The problem: From the first line of the data down to and including the line with "plt.rcParams['font.family'] = ['Noto", copy everything exactly, leaving out pictures.

────────────────

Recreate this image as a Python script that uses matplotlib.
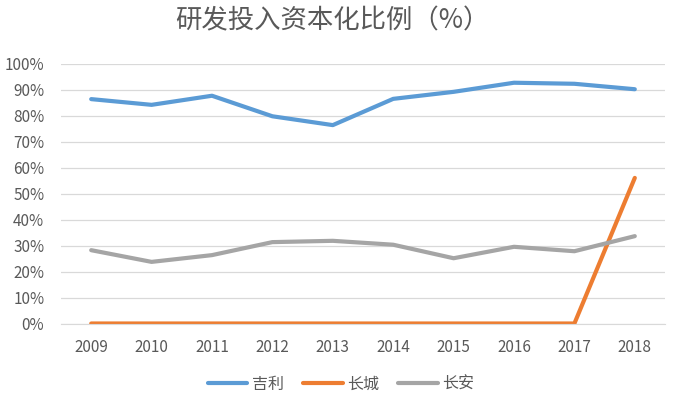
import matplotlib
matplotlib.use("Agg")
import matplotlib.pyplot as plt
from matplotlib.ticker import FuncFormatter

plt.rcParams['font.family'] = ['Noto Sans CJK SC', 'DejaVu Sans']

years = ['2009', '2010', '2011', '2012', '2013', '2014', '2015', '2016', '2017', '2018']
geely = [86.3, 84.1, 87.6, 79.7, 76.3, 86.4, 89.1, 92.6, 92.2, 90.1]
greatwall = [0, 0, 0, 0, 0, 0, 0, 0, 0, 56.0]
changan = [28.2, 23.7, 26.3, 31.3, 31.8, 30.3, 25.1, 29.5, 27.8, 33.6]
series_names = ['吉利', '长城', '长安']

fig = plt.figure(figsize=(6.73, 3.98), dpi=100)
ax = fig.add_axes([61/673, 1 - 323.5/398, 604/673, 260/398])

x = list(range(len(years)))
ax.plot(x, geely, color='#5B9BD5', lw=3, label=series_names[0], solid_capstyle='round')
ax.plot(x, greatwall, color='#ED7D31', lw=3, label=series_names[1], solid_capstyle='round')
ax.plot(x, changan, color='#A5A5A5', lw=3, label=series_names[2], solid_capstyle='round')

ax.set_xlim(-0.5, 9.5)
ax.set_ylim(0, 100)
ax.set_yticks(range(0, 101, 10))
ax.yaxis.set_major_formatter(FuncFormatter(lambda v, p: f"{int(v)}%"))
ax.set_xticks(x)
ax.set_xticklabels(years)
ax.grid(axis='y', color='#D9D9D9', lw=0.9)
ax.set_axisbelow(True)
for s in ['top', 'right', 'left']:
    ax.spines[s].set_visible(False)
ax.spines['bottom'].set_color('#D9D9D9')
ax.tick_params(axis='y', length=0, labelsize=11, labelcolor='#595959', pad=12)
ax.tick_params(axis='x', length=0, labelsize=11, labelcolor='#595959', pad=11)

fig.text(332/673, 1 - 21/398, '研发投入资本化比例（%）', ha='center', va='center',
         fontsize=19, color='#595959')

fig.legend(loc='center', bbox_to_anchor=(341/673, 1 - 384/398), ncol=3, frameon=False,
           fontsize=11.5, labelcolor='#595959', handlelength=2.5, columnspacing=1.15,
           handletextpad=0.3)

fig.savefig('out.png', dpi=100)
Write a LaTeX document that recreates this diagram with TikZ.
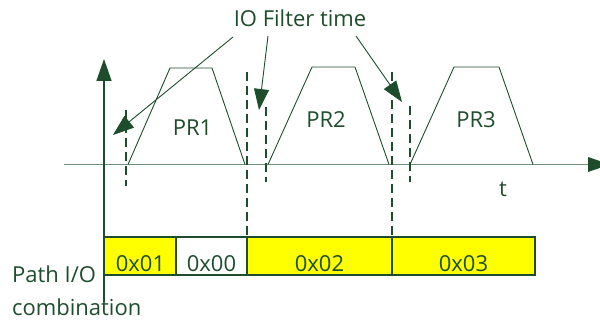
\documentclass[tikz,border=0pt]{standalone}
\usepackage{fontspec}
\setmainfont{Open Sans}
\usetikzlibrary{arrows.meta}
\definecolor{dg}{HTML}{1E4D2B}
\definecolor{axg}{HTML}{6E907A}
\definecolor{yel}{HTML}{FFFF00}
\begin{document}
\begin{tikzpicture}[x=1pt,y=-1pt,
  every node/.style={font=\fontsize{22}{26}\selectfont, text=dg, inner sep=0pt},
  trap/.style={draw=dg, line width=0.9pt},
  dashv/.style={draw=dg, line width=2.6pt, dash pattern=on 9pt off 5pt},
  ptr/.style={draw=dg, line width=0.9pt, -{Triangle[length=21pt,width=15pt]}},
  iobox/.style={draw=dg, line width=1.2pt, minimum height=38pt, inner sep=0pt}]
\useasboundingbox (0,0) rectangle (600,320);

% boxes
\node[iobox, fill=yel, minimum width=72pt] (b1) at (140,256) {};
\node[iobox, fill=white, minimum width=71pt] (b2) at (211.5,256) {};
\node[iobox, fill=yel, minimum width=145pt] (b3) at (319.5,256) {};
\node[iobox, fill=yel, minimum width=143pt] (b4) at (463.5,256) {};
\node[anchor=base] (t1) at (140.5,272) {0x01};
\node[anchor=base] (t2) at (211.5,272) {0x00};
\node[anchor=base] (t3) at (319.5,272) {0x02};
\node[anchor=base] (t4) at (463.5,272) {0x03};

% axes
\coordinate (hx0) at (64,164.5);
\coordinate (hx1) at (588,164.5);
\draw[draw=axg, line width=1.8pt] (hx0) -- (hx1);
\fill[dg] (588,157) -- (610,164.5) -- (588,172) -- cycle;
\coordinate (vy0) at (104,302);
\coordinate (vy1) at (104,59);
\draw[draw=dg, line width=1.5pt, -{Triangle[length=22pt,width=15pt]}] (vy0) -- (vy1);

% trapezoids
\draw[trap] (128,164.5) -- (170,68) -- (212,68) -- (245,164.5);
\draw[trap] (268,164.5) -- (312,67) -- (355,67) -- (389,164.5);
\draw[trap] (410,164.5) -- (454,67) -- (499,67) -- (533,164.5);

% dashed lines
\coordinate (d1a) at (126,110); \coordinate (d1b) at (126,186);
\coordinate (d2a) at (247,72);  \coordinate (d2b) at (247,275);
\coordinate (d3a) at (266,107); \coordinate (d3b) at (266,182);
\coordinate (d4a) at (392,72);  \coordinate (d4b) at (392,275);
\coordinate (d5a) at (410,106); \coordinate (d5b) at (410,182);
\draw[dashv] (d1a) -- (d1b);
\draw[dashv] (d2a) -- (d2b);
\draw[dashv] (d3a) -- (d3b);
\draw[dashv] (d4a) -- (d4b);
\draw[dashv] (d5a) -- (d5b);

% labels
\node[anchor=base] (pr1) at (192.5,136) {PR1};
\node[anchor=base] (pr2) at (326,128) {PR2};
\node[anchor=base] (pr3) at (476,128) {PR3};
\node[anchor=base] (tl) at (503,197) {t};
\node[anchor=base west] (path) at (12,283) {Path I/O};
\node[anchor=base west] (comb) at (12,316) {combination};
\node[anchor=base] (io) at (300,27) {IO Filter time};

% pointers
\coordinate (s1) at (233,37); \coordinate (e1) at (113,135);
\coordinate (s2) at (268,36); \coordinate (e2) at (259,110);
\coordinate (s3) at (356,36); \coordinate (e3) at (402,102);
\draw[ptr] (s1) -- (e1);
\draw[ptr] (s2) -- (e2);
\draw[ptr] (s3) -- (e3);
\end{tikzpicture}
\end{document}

────────────────

Answer to this problem:
Recreate this image as a Python script that uses matplotlib.
import matplotlib
matplotlib.use("Agg")
import matplotlib.pyplot as plt
from matplotlib.ticker import FuncFormatter

plt.rcParams['font.family'] = ['Noto Sans CJK SC', 'DejaVu Sans']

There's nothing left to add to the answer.